_Work required_.
Set down the data below without change, skipping the pictures it holds.

::::::::::

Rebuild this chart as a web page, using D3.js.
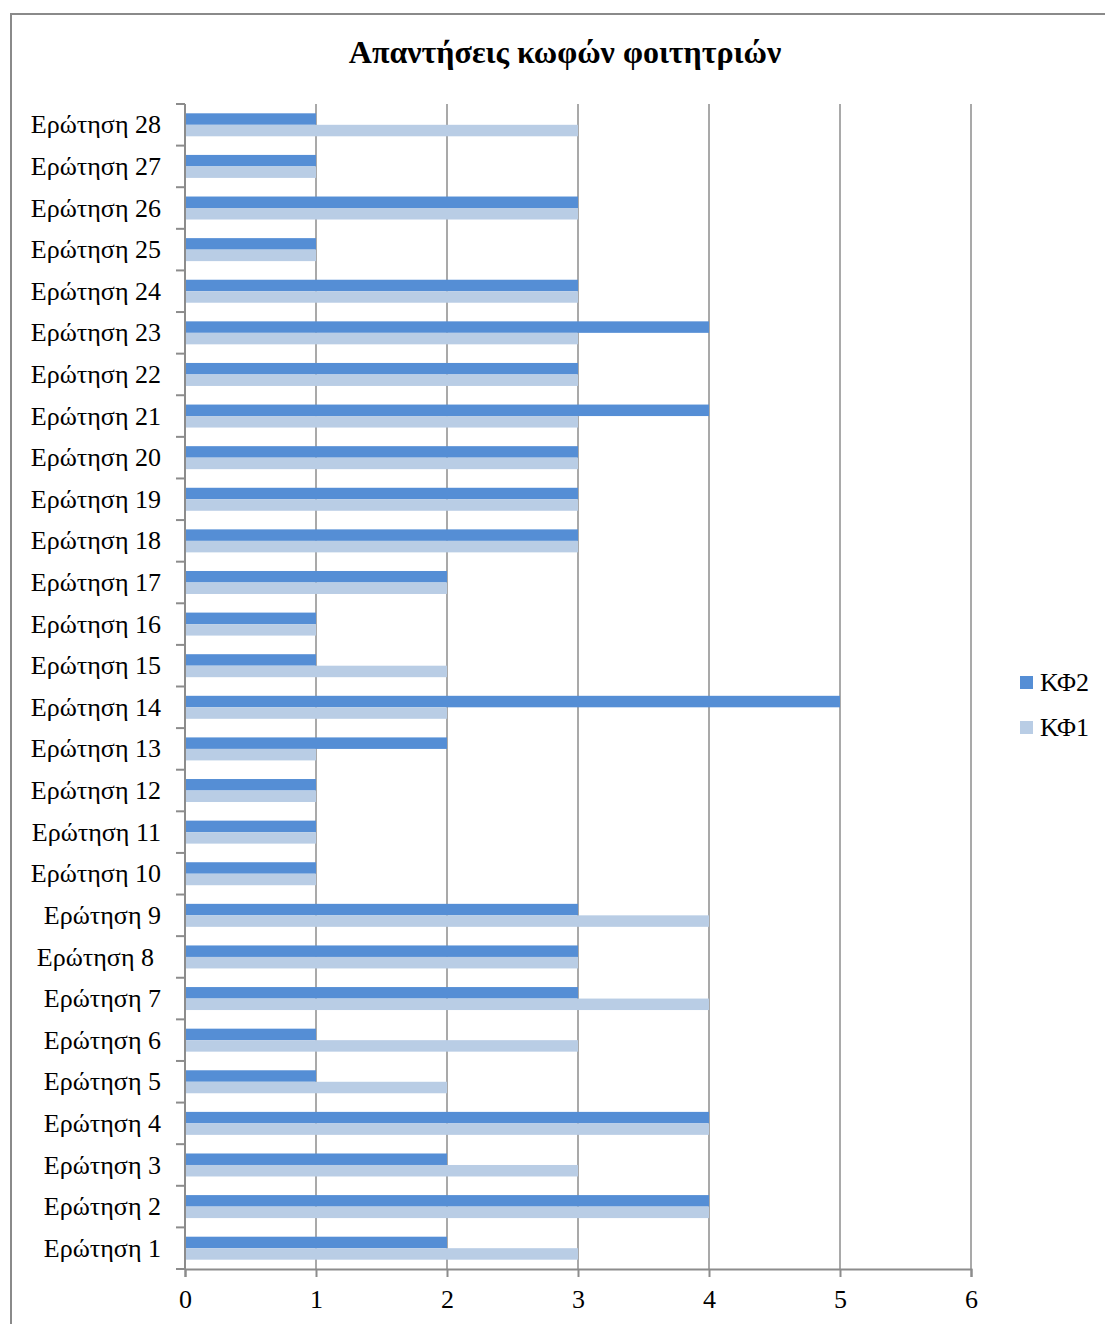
<!DOCTYPE html>
<html>
<head>
<meta charset="utf-8">
<script src="https://cdn.jsdelivr.net/npm/d3@7"></script>
<style>
  body { margin: 0; background: #fff; }
  text { font-family: "Liberation Serif", "DejaVu Serif", serif; fill: #000; }
</style>
</head>
<body>
<div id="chart"></div>
<script>
// questions, bottom (1) to top (28)
const questions = d3.range(1, 29).map((i) => `Ερώτηση ${i}`);
const kf1 = [3, 4, 3, 4, 2, 3, 4, 3, 4, 1, 1, 1, 1, 2, 2, 1, 2, 3, 3, 3, 3, 3, 3, 3, 1, 3, 1, 3];
const kf2 = [2, 4, 2, 4, 1, 1, 3, 3, 3, 1, 1, 1, 2, 5, 1, 1, 2, 3, 3, 3, 4, 3, 4, 3, 1, 3, 1, 1];
const seriesNames = ["ΚΦ2", "ΚΦ1"];
const xTicks = [0, 1, 2, 3, 4, 5, 6];

const colors = { "ΚΦ2": "#558ed5", "ΚΦ1": "#b9cde5" };
const width = 1105, height = 1324;
const margin = { top: 104, left: 185, right: 134, bottom: 55 };
const innerW = width - margin.left - margin.right;
const innerH = height - margin.top - margin.bottom;

const svg = d3.select("#chart").append("svg")
  .attr("width", width)
  .attr("height", height);

// outer frame
svg.append("rect")
  .attr("x", 11).attr("y", 14)
  .attr("width", width).attr("height", height)
  .attr("fill", "none")
  .attr("stroke", "#8a8a8a")
  .attr("stroke-width", 2);

svg.append("text")
  .attr("x", 565).attr("y", 63)
  .attr("text-anchor", "middle")
  .attr("font-size", 32)
  .attr("font-weight", "bold")
  .text("Απαντήσεις κωφών φοιτητριών");

const g = svg.append("g").attr("transform", `translate(${margin.left},${margin.top})`);

const x = d3.scaleLinear().domain([0, 6]).range([0, innerW]);
const y = d3.scaleBand().domain(questions.slice().reverse()).range([0, innerH]).paddingInner(0).paddingOuter(0);
const inner = d3.scaleBand().domain(seriesNames).range([0, y.bandwidth()]).paddingInner(0).paddingOuter(0.81);

// gridlines
g.selectAll(".grid")
  .data(xTicks.slice(1))
  .join("line")
  .attr("x1", (d) => x(d)).attr("x2", (d) => x(d))
  .attr("y1", 0).attr("y2", innerH)
  .attr("stroke", "#8c8c8c")
  .attr("stroke-width", 1.5);

const rows = questions.map((q, i) => ({ q, "ΚΦ2": kf2[i], "ΚΦ1": kf1[i] }));

g.selectAll(".row")
  .data(rows)
  .join("g")
  .attr("transform", (d) => `translate(0,${y(d.q)})`)
  .selectAll("rect")
  .data((d) => seriesNames.map((s) => ({ s, v: d[s] })))
  .join("rect")
  .attr("x", 0)
  .attr("y", (d) => inner(d.s))
  .attr("width", (d) => x(d.v))
  .attr("height", inner.bandwidth())
  .attr("fill", (d) => colors[d.s]);

// x axis
const xAxis = g.append("g")
  .attr("transform", `translate(0,${innerH})`)
  .call(d3.axisBottom(x).tickValues(xTicks).tickSize(8).tickPadding(13).tickFormat(d3.format("d")));
xAxis.selectAll("text").attr("font-size", 26).attr("font-family", "Liberation Serif, serif");

// y axis: ticks at band boundaries
const yAxis = g.append("g");
yAxis.append("line")
  .attr("x1", 0).attr("x2", 0).attr("y1", 0).attr("y2", innerH);
yAxis.selectAll(".ytick")
  .data(d3.range(0, 29))
  .join("line")
  .attr("x1", -9).attr("x2", 0)
  .attr("y1", (d) => d * y.step()).attr("y2", (d) => d * y.step());
yAxis.selectAll("line").attr("stroke", "#8c8c8c").attr("stroke-width", 2);

yAxis.selectAll(".ylab")
  .data(questions)
  .join("text")
  .attr("x", (d) => d === "Ερώτηση 8" ? -31 : -24)
  .attr("y", (d) => y(d) + y.bandwidth() / 2)
  .attr("dy", "0.33em")
  .attr("text-anchor", "end")
  .attr("font-size", 26)
  .text((d) => d);

xAxis.selectAll("path, line").attr("stroke", "#8c8c8c").attr("stroke-width", 2);

// legend
const legend = svg.append("g").attr("transform", "translate(1020,676)");
seriesNames.forEach((s, i) => {
  legend.append("rect")
    .attr("x", 0).attr("y", i * 45)
    .attr("width", 13).attr("height", 13)
    .attr("fill", colors[s]);
  legend.append("text")
    .attr("x", 20).attr("y", i * 45 + 15)
    .attr("font-size", 26)
    .text(s);
});
</script>
</body>
</html>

::::::::::

_Output for this exercise_.
Rebuild this chart as a web page, using D3.js.
<!DOCTYPE html>
<html>
<head>
<meta charset="utf-8">
<script src="https://cdn.jsdelivr.net/npm/d3@7"></script>
<style>
  body { margin: 0; background: #fff; }
  text { font-family: "Liberation Serif", "DejaVu Serif", serif; fill: #000; }
</style>
</head>
<body>
<div id="chart"></div>
<script>
// questions, bottom (1) to top (28)
const questions = d3.range(1, 29).map((i) => `Ερώτηση ${i}`);
const kf1 = [3, 4, 3, 4, 2, 3, 4, 3, 4, 1, 1, 1, 1, 2, 2, 1, 2, 3, 3, 3, 3, 3, 3, 3, 1, 3, 1, 3];
const kf2 = [2, 4, 2, 4, 1, 1, 3, 3, 3, 1, 1, 1, 2, 5, 1, 1, 2, 3, 3, 3, 4, 3, 4, 3, 1, 3, 1, 1];
const seriesNames = ["ΚΦ2", "ΚΦ1"];
const xTicks = [0, 1, 2, 3, 4, 5, 6];

const colors = { "ΚΦ2": "#558ed5", "ΚΦ1": "#b9cde5" };
const width = 1105, height = 1324;
const margin = { top: 104, left: 185, right: 134, bottom: 55 };
const innerW = width - margin.left - margin.right;
const innerH = height - margin.top - margin.bottom;

const svg = d3.select("#chart").append("svg")
  .attr("width", width)
  .attr("height", height);

// outer frame
svg.append("rect")
  .attr("x", 11).attr("y", 14)
  .attr("width", width).attr("height", height)
  .attr("fill", "none")
  .attr("stroke", "#8a8a8a")
  .attr("stroke-width", 2);

svg.append("text")
  .attr("x", 565).attr("y", 63)
  .attr("text-anchor", "middle")
  .attr("font-size", 32)
  .attr("font-weight", "bold")
  .text("Απαντήσεις κωφών φοιτητριών");

const g = svg.append("g").attr("transform", `translate(${margin.left},${margin.top})`);

const x = d3.scaleLinear().domain([0, 6]).range([0, innerW]);
const y = d3.scaleBand().domain(questions.slice().reverse()).range([0, innerH]).paddingInner(0).paddingOuter(0);
const inner = d3.scaleBand().domain(seriesNames).range([0, y.bandwidth()]).paddingInner(0).paddingOuter(0.81);

// gridlines
g.selectAll(".grid")
  .data(xTicks.slice(1))
  .join("line")
  .attr("x1", (d) => x(d)).attr("x2", (d) => x(d))
  .attr("y1", 0).attr("y2", innerH)
  .attr("stroke", "#8c8c8c")
  .attr("stroke-width", 1.5);

const rows = questions.map((q, i) => ({ q, "ΚΦ2": kf2[i], "ΚΦ1": kf1[i] }));

g.selectAll(".row")
  .data(rows)
  .join("g")
  .attr("transform", (d) => `translate(0,${y(d.q)})`)
  .selectAll("rect")
  .data((d) => seriesNames.map((s) => ({ s, v: d[s] })))
  .join("rect")
  .attr("x", 0)
  .attr("y", (d) => inner(d.s))
  .attr("width", (d) => x(d.v))
  .attr("height", inner.bandwidth())
  .attr("fill", (d) => colors[d.s]);

// x axis
const xAxis = g.append("g")
  .attr("transform", `translate(0,${innerH})`)
  .call(d3.axisBottom(x).tickValues(xTicks).tickSize(8).tickPadding(13).tickFormat(d3.format("d")));
xAxis.selectAll("text").attr("font-size", 26).attr("font-family", "Liberation Serif, serif");

// y axis: ticks at band boundaries
const yAxis = g.append("g");
yAxis.append("line")
  .attr("x1", 0).attr("x2", 0).attr("y1", 0).attr("y2", innerH);
yAxis.selectAll(".ytick")
  .data(d3.range(0, 29))
  .join("line")
  .attr("x1", -9).attr("x2", 0)
  .attr("y1", (d) => d * y.step()).attr("y2", (d) => d * y.step());
yAxis.selectAll("line").attr("stroke", "#8c8c8c").attr("stroke-width", 2);

yAxis.selectAll(".ylab")
  .data(questions)
  .join("text")
  .attr("x", (d) => d === "Ερώτηση 8" ? -31 : -24)
  .attr("y", (d) => y(d) + y.bandwidth() / 2)
  .attr("dy", "0.33em")
  .attr("text-anchor", "end")
  .attr("font-size", 26)
  .text((d) => d);

xAxis.selectAll("path, line").attr("stroke", "#8c8c8c").attr("stroke-width", 2);

// legend
const legend = svg.append("g").attr("transform", "translate(1020,676)");
seriesNames.forEach((s, i) => {
  legend.append("rect")
    .attr("x", 0).attr("y", i * 45)
    .attr("width", 13).attr("height", 13)
    .attr("fill", colors[s]);
  legend.append("text")
    .attr("x", 20).attr("y", i * 45 + 15)
    .attr("font-size", 26)
    .text(s);
});
</script>
</body>
</html>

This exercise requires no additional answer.